Does Trim Level Affect Ground Clearance?
For the Highlander specifically, trim level generally does not affect ground clearance — all standard trims share the same platform and suspension setup. The Highlander doesn't offer an off-road trim with a lifted suspension the way some competitors do (like the Ford Explorer Timberline or Hyundai Santa Fe XRT).
What does vary by trim is available features like adaptive variable suspension, which adjusts damping characteristics on higher trims. This doesn't meaningfully change ground clearance but can affect how the vehicle rides over rough surfaces.
What 8 Inches of Clearance Gets You in Practice
Eight inches is enough for:
- Most light-duty winter driving on maintained roads, even with moderate snow accumulation
- Unpaved dirt or gravel roads that see regular traffic
- Mild trail conditions without large rocks or deep ruts
- Parking garage ramps and steep residential driveways (though approach angle still limits this)
Eight inches is not enough for:
- Rocky off-road trails designed for trucks or Jeeps
- Deep water crossings (ground clearance and fording depth are separate specs)
- Heavily rutted forest roads or boulder fields
- Lifted overlanding setups
The Highlander's AWD system — available on most trims — adds traction control and power distribution capability, but it doesn't raise the vehicle. AWD and ground clearance are independent variables. 🏔️
How Load and Wear Affect Real-World Clearance
The 8-inch figure is measured at curb weight. Add passengers, luggage, and cargo — especially for a three-row vehicle loaded for a road trip — and the vehicle sits slightly lower. Worn or sagging springs can reduce clearance further over time, and aftermarket wheel and tire changes can affect the number in either direction.
Larger-diameter tires can increase effective clearance slightly; lower-profile tires (common on sport-trim wheel packages) may not.
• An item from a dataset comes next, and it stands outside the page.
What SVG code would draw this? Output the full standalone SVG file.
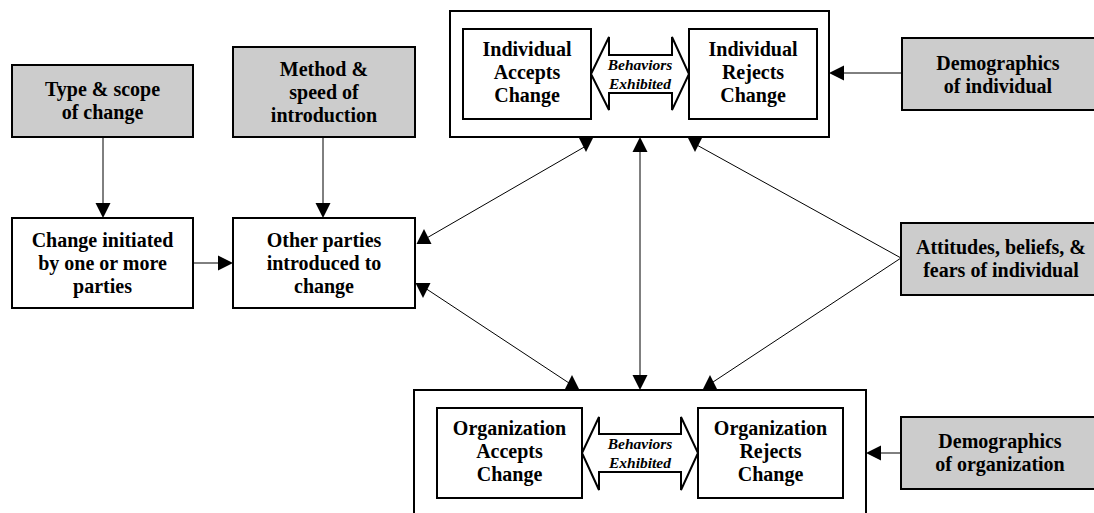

If you're looking at a used Highlander, it's worth checking whether the vehicle has been modified or whether suspension components show signs of wear.
The Variable That Shapes Everything Else
What counts as "enough" ground clearance depends entirely on where and how you drive. A buyer in a flat urban environment rarely thinks about it. A buyer navigating mountain dirt roads in winter, or a rural property with steep grades and soft shoulders, may find 8 inches limiting. The Highlander's clearance is a reasonable middle-ground spec — but whether it fits your specific routes, climate, and driving patterns is something only you can evaluate with your actual situation in mind.